When describing how his disciples should serve the needy, Jesus told a parable about a Good Samaritan who rescued a traveler who had been robbed and left for dead.
This businessman didn't care that his act of kindness took place in public and that the injured man didn't share his faith.
This raises an haunting question for those involved in the church-state struggles surrounding the Health and Human Services mandate requiring most religious institutions to offer their employees, and often students, health-insurance plans covering sterilizations and all FDA-approved contraceptives, including "morning-after pills."
As Sister Mary Ann Walsh of the U.S. Conference of Catholic Bishops noted in an online memo: "HHS has such a narrow standard as to who operates a religious ministry, Jesus himself couldn't pass muster."
After all, the Good Samaritan wasn't ordained and didn't work for a church or a non-profit ministry, noted Stanley Carlson-Thies, president of the Institutional Religious Freedom Alliance. He spoke during a recent religion-and-politics symposium at Calvin College in Grand Rapids, Mich., which was streamed online.
Also, this businessman provided food and health care and the "very point of the story" is that he "cared for the injured man even though ... the man was of a different religion," stressed Carlson-Thies. Today, it would appear that any ministry that follows Jesus "by giving a cup of cold water to anyone who needs it, including those of other or no religion ... has put itself outside the category of a religious employer."
After all, the HHS mandate only recognizes the conscience rights of employers if they "fit a particular tax code definition that applies only to churches and their closely controlled affiliates," he said. These non-profit employers must have the "inculcation of religious values" as their goal, primarily employ persons who share their "religious tenets" and primarily serve persons who share those same tenets.
The mandate has created a legal storm. Critics are asking whether the White House is promoting a two-tier approach to the First Amendment -- with "freedom of worship" favored over a broader right to the "free exercise" of religious liberty. Currently, an unprecedented number of lawsuits against the federal government -- 54 cases with more than 160 plaintiffs -- are creeping through the courts.
Meanwhile, noted Carlson-Thies, some branches of the government seem confused about what forms of religious work they want to encourage in public life.
For example, if leaders of religious organizations want to fit into the exempt category under the HHS mandate, they must be willing to violate the federal rules governing the faith-based initiative that seeks to promote cooperation between religious groups and the state. After all, he said, the faith-based initiative "requires groups that receive federal dollars to serve everyone, without regard to faith."
But there are complications that mandate opponents must acknowledge, said political scientist Leah Seppanen Anderson, responding to Carlson-Thies. For example, many schools, hospitals and social agencies that retain some ties to religious bodies also are willing to hire employees, and admit students, that do not affirm their doctrines or practice their faith.

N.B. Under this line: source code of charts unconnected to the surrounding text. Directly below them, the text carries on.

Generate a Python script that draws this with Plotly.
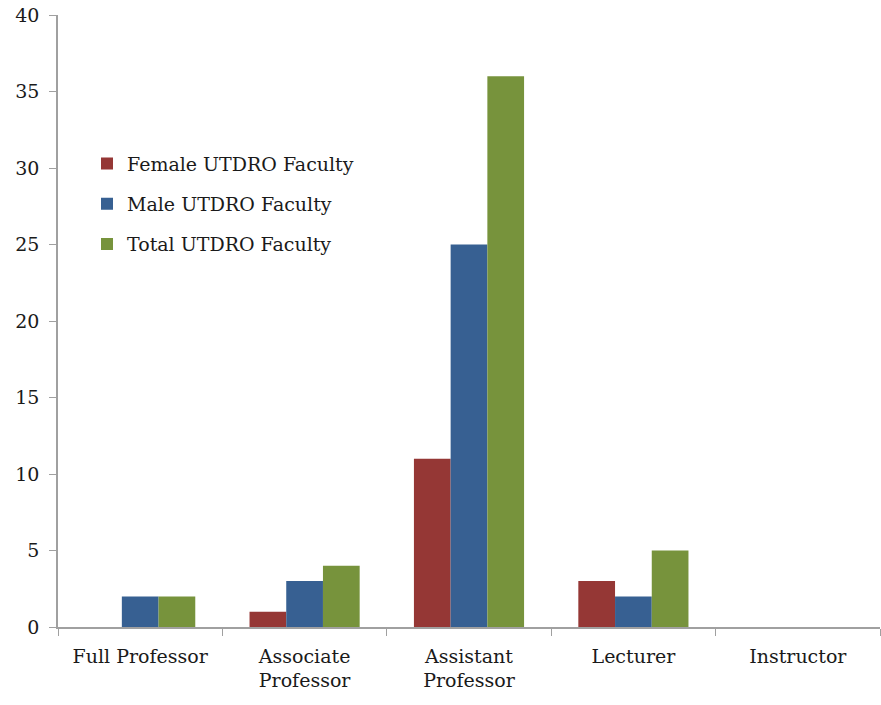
import plotly.graph_objects as go

categories = ["Full Professor", "Associate<br>Professor", "Assistant<br>Professor", "Lecturer", "Instructor"]
female = [0, 1, 11, 3, 0]
male = [2, 3, 25, 2, 0]
total = [2, 4, 36, 5, 0]

series = [
    ("Female UTDRO Faculty", female, "#953735"),
    ("Male UTDRO Faculty", male, "#376092"),
    ("Total UTDRO Faculty", total, "#77933C"),
]

FONT = "DejaVu Serif"
AXC = "#a0a0a0"

fig = go.Figure()
for i, (name, vals, col) in enumerate(series):
    fig.add_trace(go.Bar(
        name=name, x=categories, y=vals, marker=dict(color=col, line=dict(width=0)),
        legendgroup=f"g{i}",
    ))

fig.update_layout(
    width=881, height=705,
    paper_bgcolor="white", plot_bgcolor="white",
    margin=dict(l=58, r=1, t=15, b=78, autoexpand=False),
    barmode="group", bargap=0.33, bargroupgap=0,
    font=dict(family=FONT, size=19, color="#1a1a1a"),
    showlegend=True,
    legend=dict(
        x=(87 - 58) / 822, y=0.788, xanchor="left", yanchor="top",
        bgcolor="rgba(0,0,0,0)", font=dict(family=FONT, size=19, color="#1a1a1a"),
        tracegroupgap=12.5, itemwidth=30,
    ),
)
fig.update_xaxes(
    showline=True, linecolor=AXC, linewidth=1.5,
    ticks="outside", tickson="boundaries", ticklen=7, tickcolor=AXC,
    showgrid=False, tickfont=dict(size=19), automargin=False, ticklabelstandoff=11,
)
fig.update_yaxes(
    range=[0, 40], dtick=5, showline=True, linecolor=AXC, linewidth=1.5,
    ticks="outside", ticklen=7, tickcolor=AXC, showgrid=False, zeroline=False,
    tickfont=dict(size=19), ticklabelstandoff=6, automargin=False,
)

fig.write_html(
    "out.html",
    config={"displayModeBar": False},
    post_script="document.body.style.margin='0';",
)
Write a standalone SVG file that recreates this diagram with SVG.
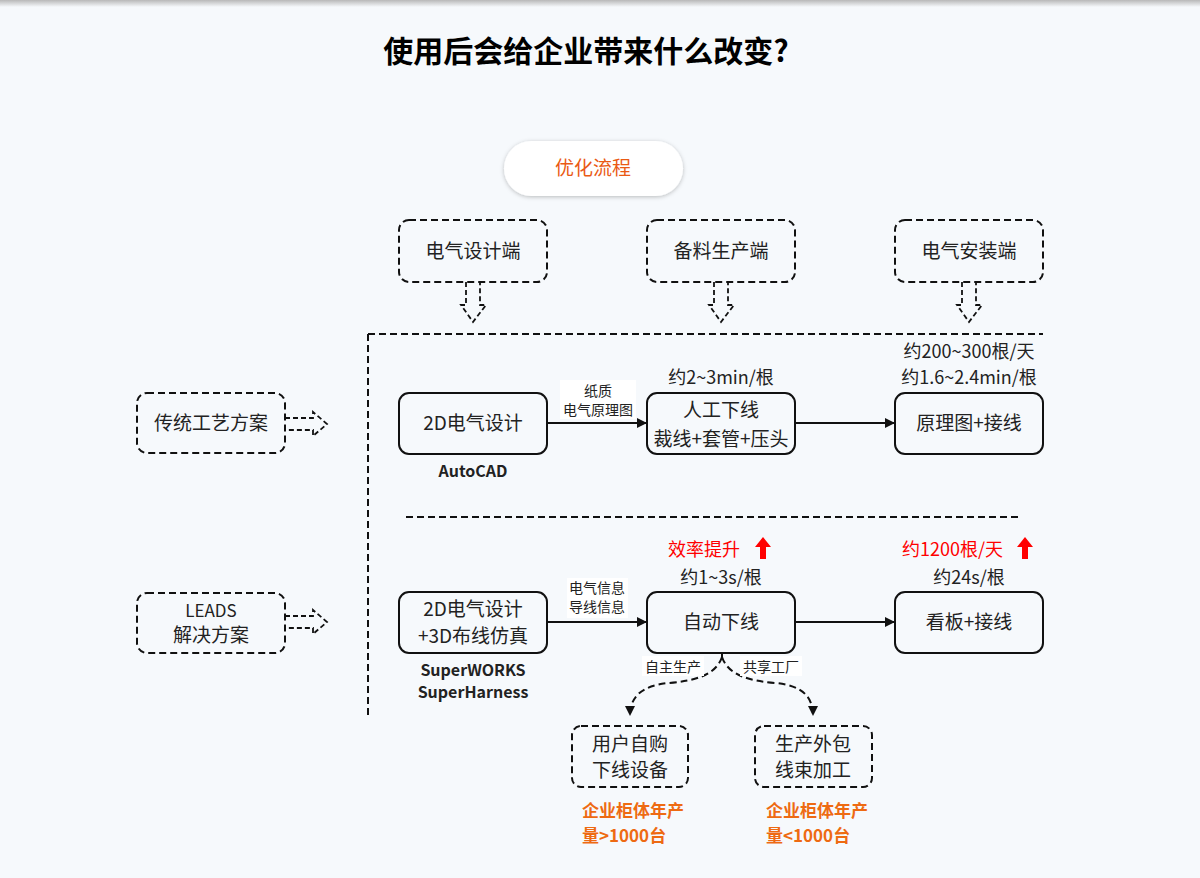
<svg xmlns="http://www.w3.org/2000/svg" width="1200" height="878" viewBox="0 0 1200 878">
<defs>
<style>
.t{font-family:"Noto Sans CJK SC","Liberation Sans",sans-serif;fill:#222;}
.box{fill:none;stroke:#111;stroke-width:2;}
.dbox{fill:none;stroke:#111;stroke-width:2;stroke-dasharray:7 4;}
.dl{fill:none;stroke:#111;stroke-width:2;stroke-dasharray:7 4;}
.ha{fill:none;stroke:#111;stroke-width:1.8;stroke-dasharray:5 3;}
.con{fill:none;stroke:#111;stroke-width:2;}
.lbl{fill:#fff;}
.red{fill:#ff0000;}
.org{fill:#ee6a12;font-weight:bold;}
</style>
<marker id="ah" viewBox="0 0 10 10" refX="10" refY="5" markerWidth="10" markerHeight="10" markerUnits="userSpaceOnUse" orient="auto"><path d="M0,0 L10,5 L0,10 z" fill="#111"/></marker>
<linearGradient id="topg" x1="0" y1="0" x2="0" y2="1"><stop offset="0" stop-color="#b8b8b8"/><stop offset="1" stop-color="#f6f9fc"/></linearGradient>
<filter id="sh" x="-20%" y="-40%" width="140%" height="180%"><feDropShadow dx="0" dy="1" stdDeviation="2" flood-color="#000" flood-opacity="0.25"/></filter>
</defs>
<rect width="1200" height="878" fill="#f6f9fc"/>
<rect width="1200" height="7" fill="url(#topg)"/>

<text class="t" x="586" y="62" font-size="30" font-weight="bold" text-anchor="middle" fill="#000" style="fill:#000">使用后会给企业带来什么改变?</text>

<g id="pill">
<rect x="504" y="141" width="179" height="55" rx="27.5" fill="#fff" filter="url(#sh)"/>
<text class="t" x="593" y="175" font-size="19" text-anchor="middle" style="fill:#ea5a14">优化流程</text>
</g>

<g id="top1"><rect class="dbox" x="399" y="220" width="148" height="62" rx="10"/><text class="t" x="473" y="258" font-size="19" text-anchor="middle">电气设计端</text></g>
<g id="top2"><rect class="dbox" x="647" y="220" width="148" height="62" rx="10"/><text class="t" x="721" y="258" font-size="19" text-anchor="middle">备料生产端</text></g>
<g id="top3"><rect class="dbox" x="895" y="220" width="148" height="62" rx="10"/><text class="t" x="969" y="258" font-size="19" text-anchor="middle">电气安装端</text></g>

<g id="left1"><rect class="dbox" x="137" y="393" width="148" height="60" rx="10"/><text class="t" x="211" y="430" font-size="19" text-anchor="middle">传统工艺方案</text></g>
<g id="left2"><rect class="dbox" x="137" y="593" width="148" height="60" rx="10"/><text class="t" x="211" y="617" font-size="17" text-anchor="middle">LEADS</text><text class="t" x="211" y="642" font-size="19" text-anchor="middle">解决方案</text></g>

<g id="n1"><rect class="box" x="399" y="393" width="148" height="61" rx="10"/><text class="t" x="473" y="430" font-size="19" text-anchor="middle">2D电气设计</text><text class="t" x="473" y="477" font-size="16" font-weight="bold" text-anchor="middle">AutoCAD</text></g>
<g id="n2"><rect class="box" x="647" y="393" width="148" height="61" rx="10"/><text class="t" x="721" y="417" font-size="19" text-anchor="middle">人工下线</text><text class="t" x="721" y="446" font-size="19" text-anchor="middle">裁线+套管+压头</text><text class="t" x="721" y="384" font-size="18" text-anchor="middle">约2~3min/根</text></g>
<g id="n3"><rect class="box" x="895" y="393" width="148" height="61" rx="10"/><text class="t" x="969" y="430" font-size="19" text-anchor="middle">原理图+接线</text><text class="t" x="969" y="358" font-size="18" text-anchor="middle">约200~300根/天</text><text class="t" x="969" y="384" font-size="18" text-anchor="middle">约1.6~2.4min/根</text></g>

<g id="n4"><rect class="box" x="399" y="592" width="148" height="61" rx="10"/><text class="t" x="473" y="616" font-size="19" text-anchor="middle">2D电气设计</text><text class="t" x="473" y="643" font-size="19" text-anchor="middle">+3D布线仿真</text><text class="t" x="473" y="676" font-size="16" font-weight="bold" text-anchor="middle">SuperWORKS</text><text class="t" x="473" y="698" font-size="16" font-weight="bold" text-anchor="middle">SuperHarness</text></g>
<g id="n5"><rect class="box" x="647" y="592" width="148" height="61" rx="10"/><text class="t" x="721" y="629" font-size="19" text-anchor="middle">自动下线</text><text class="t" x="721" y="584" font-size="18" text-anchor="middle">约1~3s/根</text><text class="t red" x="668" y="556" font-size="18" style="fill:#ff0000">效率提升</text><path class="red" d="M763,537 L771,547 L766,547 L766,559 L760,559 L760,547 L755,547 Z"/></g>
<g id="n6"><rect class="box" x="895" y="592" width="148" height="61" rx="10"/><text class="t" x="969" y="629" font-size="19" text-anchor="middle">看板+接线</text><text class="t" x="969" y="584" font-size="18" text-anchor="middle">约24s/根</text><text class="t red" x="902" y="556" font-size="18" style="fill:#ff0000">约1200根/天</text><path class="red" d="M1025,537 L1033,547 L1028,547 L1028,559 L1022,559 L1022,547 L1017,547 Z"/></g>

<g id="n7"><rect class="dbox" x="572" y="726" width="116" height="61" rx="9"/><text class="t" x="630" y="751" font-size="19" text-anchor="middle">用户自购</text><text class="t" x="630" y="777" font-size="19" text-anchor="middle">下线设备</text><text class="t org" x="582" y="817" font-size="17">企业柜体年产</text><text class="t org" x="582" y="842" font-size="17">量&gt;1000台</text></g>
<g id="n8"><rect class="dbox" x="755" y="726" width="117" height="61" rx="9"/><text class="t" x="813" y="751" font-size="19" text-anchor="middle">生产外包</text><text class="t" x="813" y="777" font-size="19" text-anchor="middle">线束加工</text><text class="t org" x="766" y="817" font-size="17">企业柜体年产</text><text class="t org" x="766" y="842" font-size="17">量&lt;1000台</text></g>

<g id="connectors">
<path class="ha" d="M466,282 V305 H461 L473,322 L486,305 H480 V282"/>
<path class="ha" d="M714,282 V305 H709 L721,322 L734,305 H728 V282"/>
<path class="ha" d="M962,282 V305 H957 L969,322 L982,305 H976 V282"/>
<path class="ha" d="M285,418 H313 V412 L327,424 L313,436 V430 H285"/>
<path class="ha" d="M285,616 H313 V610 L327,622 L313,634 V628 H285"/>
<path class="dl" d="M368,334 H1043"/>
<path class="dl" d="M368,334 V716"/>
<path class="dl" d="M406,517 H1018"/>
<path class="con" d="M547,423 H647" marker-end="url(#ah)"/>
<path class="con" d="M795,423 H895" marker-end="url(#ah)"/>
<path class="con" d="M547,622 H647" marker-end="url(#ah)"/>
<path class="con" d="M795,622 H895" marker-end="url(#ah)"/>
<rect class="lbl" x="560" y="380" width="76" height="39"/>
<text class="t" x="598" y="396" font-size="14" text-anchor="middle">纸质</text>
<text class="t" x="598" y="415" font-size="14" text-anchor="middle">电气原理图</text>
<rect class="lbl" x="567" y="578" width="61" height="40"/>
<text class="t" x="597" y="593" font-size="14" text-anchor="middle">电气信息</text>
<text class="t" x="597" y="612" font-size="14" text-anchor="middle">导线信息</text>
<path class="con" d="M722,653 V658"/>
<path class="dl" d="M722,657 C716,675 695,681 668,683 C640,686 630,698 630,716" marker-end="url(#ah)"/>
<path class="dl" d="M722,657 C728,675 749,681 776,683 C804,686 813,698 813,716" marker-end="url(#ah)"/>
<rect class="lbl" x="642" y="656" width="62" height="20"/>
<text class="t" x="673" y="672" font-size="14" text-anchor="middle">自主生产</text>
<rect class="lbl" x="740" y="656" width="62" height="20"/>
<text class="t" x="771" y="672" font-size="14" text-anchor="middle">共享工厂</text>
</g>
</svg>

Anderson noted that she teaches at Wheaton College and willingly signs a covenant expressing support for this evangelical school's approach to life and faith. However, this is not the case on campuses such as Georgetown University and the University of Notre Dame. Many women work, study and teach there and have not signed doctrinal covenants.
"What about these women, then? Why does the religious freedom of these organizations, who choose to hire people who do not ... necessarily share their religious values and convictions" matter so much, she asked, but "these women either have their religious freedom limited or their health-care options limited?"
It would be better, she said, if American public life continued to welcome many different religious perspectives on these kinds of divisive issues, but "that may not be the reality."
In the end, stressed Carlson-Thies, that kind of broad civic tolerance is what must be defended.
"To my mind," he said, "this is the most significant religious freedom challenge in our country in our time -- to struggle against these restrictive trends in order to preserve the freedom of faith-based organizations to serve the public in a countercultural way, to follow what they believe God calls them to do even when those practices differ from the popular consensus."